Mauro acababa de cumplir 28 años y tenía que tomar una decisión. Nacido en una humilde familia brasileña, Mauro había completado una carrera académica estelar. Después de una brillante licenciatura de física en Rio de Janeiro, consiguió una beca para el programa de doctorado en cosmología del King’s College de Londres.
Ahora, con el título de doctor bajo el brazo, Mauro tenía que decidir su futuro: ¿continuar en el mundo académico o trabajar para el sector privado? El comienzo de la vida profesional de cualquier joven investigador es extraordinariamente exigente. A menudo, este periodo consiste en mudanzas entre países, poca estabilidad laboral y salarios muy bajos. Mauro se había casado dos años antes y su mujer acababa de dar a luz a su primer hijo, así que aceptó una oferta para trabajar en un banco de inversión de la City de Londres.
Desde los años 90, miles de investigadores en física y matemáticas han seguido la misma trayectoria que Mauro. A medida que avanzaba el proceso de globalización económica, los mercados financieros crecieron exponencialmente. Los bancos de inversión y los hedge funds necesitaban nuevos talentos para crear complejos productos financieros. ¿Qué mejor que reclutarlos desde el mundo académico donde los salarios son tan bajos? En la industria financiera, a profesionales como Mauro se les conoce como “quants”, un diminutivo para “analistas cuantitativos”.
El sueño de utilizar modelos matemáticos para predecir los mercados financieros es muy antiguo. Si gracias a herramientas analíticas podemos predecir los eclipses de Luna para los próximos 10.000 años, ¿por qué no encontrar las ecuaciones que nos permitan hacernos millonarios?
El mundo financiero creyó encontrar su santo grial en el año 1973. Dos economistas estadounidenses, Fischer Black y Myron Scholes, publicaron una ecuación que permitía estimar los precios de ciertos contratos financieros conocidos como “derivados”. En pocas décadas, el mercado de estos complejos instrumentos movería cientos de billones de dólares. Black y Scholes fueron galardonados con el Premio Nobel de Economía en el año 1997.

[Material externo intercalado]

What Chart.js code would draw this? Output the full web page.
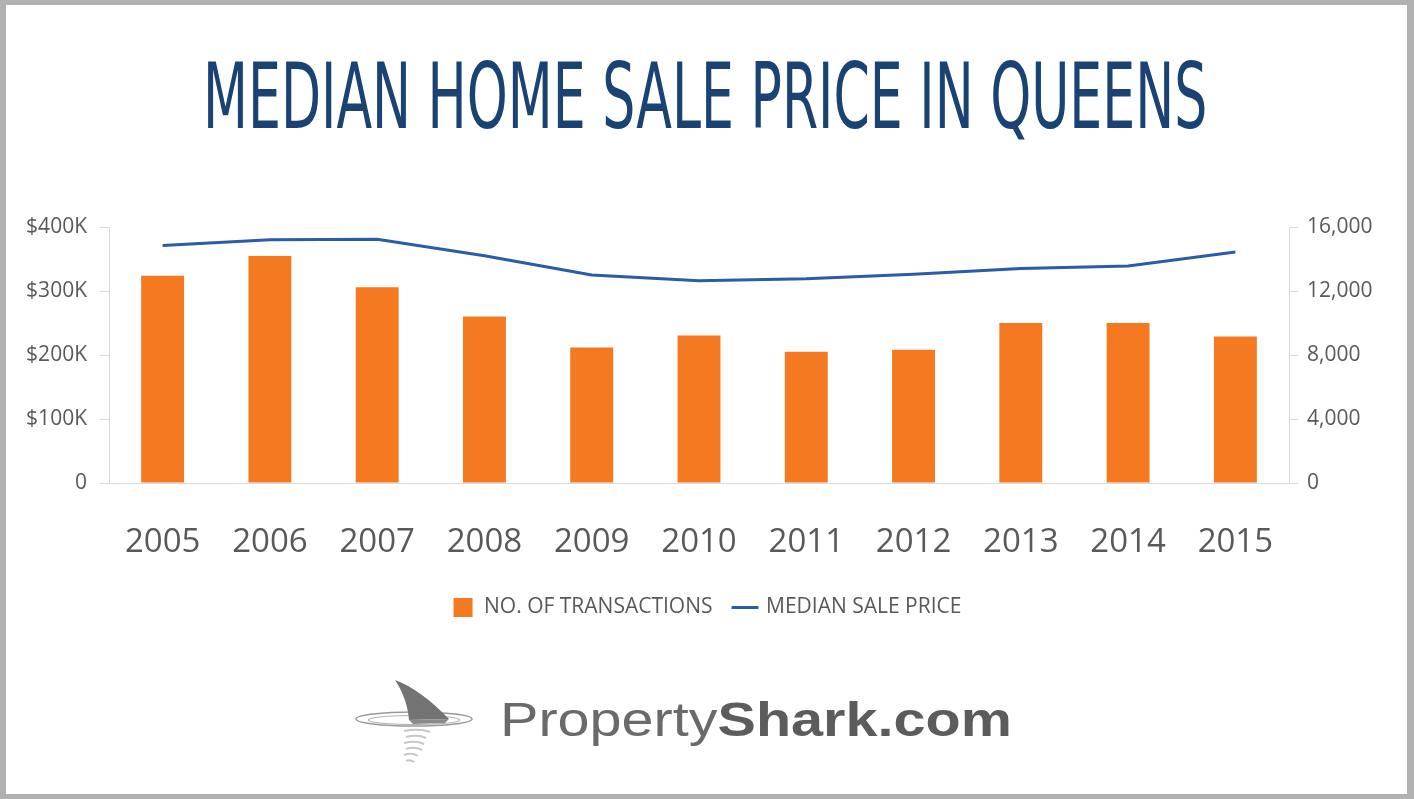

A los inversores les gusta el riesgo, siempre y cuando puedan ponerle un precio. Los nuevos talentos matemáticos parecían capaces de cuantificar los riesgos de instrumentos financieros cada vez más complicados. Con la seguridad que proporcionaban los analistas cuantitativos, los managers de los bancos se lanzaban a crear productos aún más sofisticados.
Mauro fue asignado a un equipo que trabajaba sobre el mercado inmobiliario estadounidense. Su tarea consistía en comprar miles de hipotecas a los bancos y englobarlas en un instrumento llamado “obligación de deuda colateral”, que luego vendía por trozos a otros inversores. En el año 2000, David X. Li, un matemático que trabajaba para JP Morgan, había publicado una fórmula que permitía cuantificar los riesgos de este producto. Usando la fórmula de Li, las agencias de rating calificaron con una triple-A muchas obligaciones de deuda colateral, lo que aumentó el apetito de los inversores por estos instrumentos. Esa demanda provocó que los bancos comenzaran a dar hipotecas a personas que difícilmente podrían devolverlas.
Hasta mediados de 2007, todo el mundo parecía feliz. Los bancos de inversión anunciaban cada trimestre beneficios de miles de millones de euros y analistas cuantitativos como Mauro se embolsaban jugosos bonus.
Hoy sabemos que aquella fiesta terminó con el mayor descalabro del sistema financiero desde la Gran Depresión. Muchas bancos sólo sobrevivieron gracias a las inyecciones de dinero público.
¿Cómo pudieron las matemáticas fallar tan estrepitosamente? Las ecuaciones son construcciones precisas. El problema es que cualquier modelo matemático de la realidad reposa sobre ciertas hipótesis y simplificaciones. Por ejemplo, la fórmula de Li fue derivada utilizando los datos del mercado inmobiliario durante los últimos 20 años, un periodo de tiempo donde los precios siempre habían subido.
Cuando estalló la burbuja, esos modelos ya no reflejaban la realidad. Mauro cuenta que sólo en una de las semana de noviembre de 2008, se produjeron 7 eventos para los que sus modelos daban una probabilidad de 1 vez cada 20.000 años.
El problema no fueron las fórmulas, sino la confianza ciega que estas generaron. Como todo el mundo creía comprender los riesgos, la complejidad del sistema creció hasta volverse incontrolable.
Millones de personas en todo el mundo están sufriendo las consecuencias. Además, los miles de cerebros que absorbió el mundo financiero suponen un terrible desperdicio de talento: ¿cuántos avances científicos habríamos logrado si genios como Mauro se hubiesen dedicado a la medicina o la física?